Plaintiff’s Disposal of “Crashed” Home Computer Warrants Adverse Inference Instruction

Teague v. Target Corp., 2007 WL 1041191 (W.D.N.C. Apr. 4, 2007)

In this employment litigation, defendant had asserted as an affirmative defense plaintiff’s failure to mitigate her damages.  During discovery, it was revealed that plaintiff owned a home computer from December 1995 until August 2004, which plaintiff had used to conduct her entire on-line job search after leaving defendant’s employ, including researching job opportunities on the Internet, submitting on-line employment applications, and exchanging emails with prospective employers.  Plaintiff also used the computer to send and receive emails regarding her termination and her claims of gender discrimination.  The computer was discarded approximately one year after plaintiff had retained regarding her prospective claims and after she filed her charge of discrimination with the EEOC. Plaintiff claimed that she discarded the computer because it "crashed.”  Plaintiff admitted that she never took the computer to any type of computer professional to see if it could be repaired.

As a result, the only documented evidence of plaintiff’s post-termination job search was the work search records she submitted to the North Carolina Employment security Commission ("ESC") to substantiate her claim for unemployment benefits.  Plaintiff testified in her deposition that the ESC work search records were not necessarily complete, since she only recorded the two job applications she was required to make each week in order to qualify for benefits.  Moreover, there were contradictions between the ESC records and plaintiff’s interrogatory answers regarding her job search.

Defendant argued that plaintiff’s complaint should be dismissed as a sanction for spoliation of evidence.  The court agreed that plaintiff had committed spoliation, since she discarded the computer after she had retained counsel and filed her EEOC charge, and the computer contained evidence directly related to her lawsuit.  The court declined to impose such a harsh sanction, however, noting that dismissal was generally not authorized absent bad faith conduct.

The court observed that another possible sanction would be an adverse inference instruction, and that evidence of bad faith or fraudulent conduct was not required.  It described the three elements required for the instruction: (1) the party having control over the evidence had an obligation to preserve it when it was destroyed; (2) the destruction or loss was accompanied by a "culpable state of mind;" and (3) the lost evidence was relevant to the injured party’s claims or defenses.  Citing Residential Funding Corp. v.
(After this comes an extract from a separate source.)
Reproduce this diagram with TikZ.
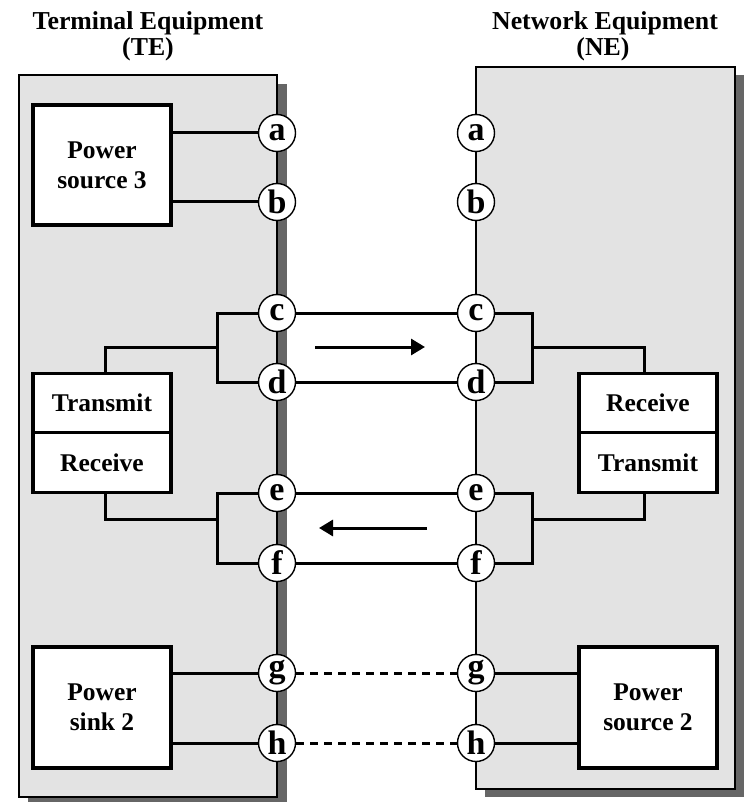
\documentclass[tikz,border=0pt]{standalone}
\usepackage{fontspec}
\setmainfont{Liberation Serif}
\usetikzlibrary{arrows.meta}
\definecolor{boxgray}{HTML}{E3E3E3}
\definecolor{shadowgray}{HTML}{666666}
\tikzset{
  outerbox/.style={draw=black, line width=2.2pt, fill=boxgray},
  unit/.style={draw, line width=3.2pt, fill=white, minimum width=138pt, inner sep=0pt,
    font=\fontsize{25.5}{30}\selectfont\bfseries, align=center},
  pin/.style={circle, draw, line width=1.4pt, fill=white, minimum size=37pt, inner sep=0pt,
    font=\fontsize{34}{34}\selectfont\bfseries},
  wire/.style={line width=3pt},
  dashwire/.style={line width=3pt, dash pattern=on 8pt off 6pt},
  flow/.style={line width=3pt, -{Triangle[length=14pt,width=16pt]}},
  titletext/.style={font=\fontsize{25.8}{26}\selectfont\bfseries, inner sep=0pt, anchor=base},
}
\begin{document}
\begin{tikzpicture}[x=1pt,y=-1pt]
\useasboundingbox (0,0) rectangle (744,802);
% titles
\node[titletext] (tet1) at (148,30) {Terminal Equipment};
\node[titletext] (tet2) at (148,56) {(TE)};
\node[titletext] (net1) at (605,30) {Network Equipment};
\node[titletext] (net2) at (603,56) {(NE)};
% shadows and boxes
\fill[shadowgray] (28,84) rectangle (287,806);
\fill[shadowgray] (485,75) rectangle (744,797);
\draw[outerbox] (19,75) rectangle (277,797);
\draw[outerbox] (476,67) rectangle (735,789);
% units
\node[unit, minimum height=120pt] (ps3) at (102,165) {Power\\source 3};
\node[unit, minimum height=59.5pt] (txl) at (102,403) {Transmit};
\node[unit, minimum height=59.5pt] (rxl) at (102,462.5) {Receive};
\node[unit, minimum height=59.5pt] (rxr) at (648,403) {Receive};
\node[unit, minimum height=59.5pt] (txr) at (648,462.5) {Transmit};
\node[unit, minimum height=121pt] (psk2) at (102,707.5) {Power\\sink 2};
\node[unit, minimum height=121pt] (ps2) at (648,707.5) {Power\\source 2};
% junction coordinates
\coordinate (jlt) at (217,347);
\coordinate (jlb) at (217,519);
\coordinate (jrt) at (532,347);
\coordinate (jrb) at (532,519);
\coordinate (ltx) at (105,347);
\coordinate (lrx) at (105,519);
\coordinate (rrx) at (644,347);
\coordinate (rtx) at (644,519);
% pin positions (coordinates first, so wires can be drawn beneath the pins)
\foreach \n/\y in {a/133,b/202,c/313,d/382,e/493,f/563,g/673,h/743}{
  \coordinate (PL\n) at (277,\y);
  \coordinate (PR\n) at (476,\y);
}
% wires
\draw[wire] (ps3.east |- PLa) -- (PLa);
\draw[wire] (ps3.east |- PLb) -- (PLb);
\draw[wire] (PLc) -| (jlt) |- (PLd);
\draw[wire] (jlt |- PLc) -- (jlt |- PLd);
\draw[wire] (jlt) -- (ltx) -- (ltx |- txl.north);
\draw[wire] (PLe) -| (jlb) |- (PLf);
\draw[wire] (jlb |- PLe) -- (jlb |- PLf);
\draw[wire] (jlb) -- (lrx) -- (lrx |- rxl.south);
\draw[wire] (PRc) -| (jrt) |- (PRd);
\draw[wire] (jrt |- PRc) -- (jrt |- PRd);
\draw[wire] (jrt) -- (rrx) -- (rrx |- rxr.north);
\draw[wire] (PRe) -| (jrb) |- (PRf);
\draw[wire] (jrb |- PRe) -- (jrb |- PRf);
\draw[wire] (jrb) -- (rtx) -- (rtx |- txr.south);
\draw[wire] (PLc) -- (PRc);
\draw[wire] (PLd) -- (PRd);
\draw[wire] (PLe) -- (PRe);
\draw[wire] (PLf) -- (PRf);
\draw[wire] (psk2.east |- PLg) -- (PLg);
\draw[wire] (psk2.east |- PLh) -- (PLh);
\draw[wire] (PRg) -- (ps2.west |- PRg);
\draw[wire] (PRh) -- (ps2.west |- PRh);
% pins
\foreach \n in {a,b,c,d,e,f,g,h}{
  \node[pin] (L\n) at (PL\n) {\n};
  \node[pin] (R\n) at (PR\n) {\n};
}
\draw[dashwire] (Lg.east) -- (Rg.west);
\draw[dashwire] (Lh.east) -- (Rh.west);
% flow arrows
\coordinate (fa1) at (315,347);
\coordinate (fa2) at (425,347);
\coordinate (fb1) at (427,528);
\coordinate (fb2) at (319,528);
\draw[flow] (fa1) -- (fa2);
\draw[flow] (fb1) -- (fb2);
\end{tikzpicture}
\end{document}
Degeorge Fin. Corp., 306 F.3d 99, 107-08 (2d Cir. 2002), the court stated that a culpable state of mind “could include bad faith/knowing destruction; gross negligence; and ordinary negligence.”

The court found that each of the three elements was present:

Plaintiff clearly had an obligation to preserve her computer because it contained electronic evidence relating to her claims against Target and her efforts to mitigate her damages.  As noted earlier, she had already hired counsel and filed an EEOC charge.  Under the circumstances the court concludes that there is enough evidence that Plaintiff discarded the computer with a "culpable state of mind."  The electronic information contained on the computer was clearly relevant to her claims and to the defenses of the Defendant.  Accordingly, the court finds that an adverse inference instruction to the jury is warranted and appropriate.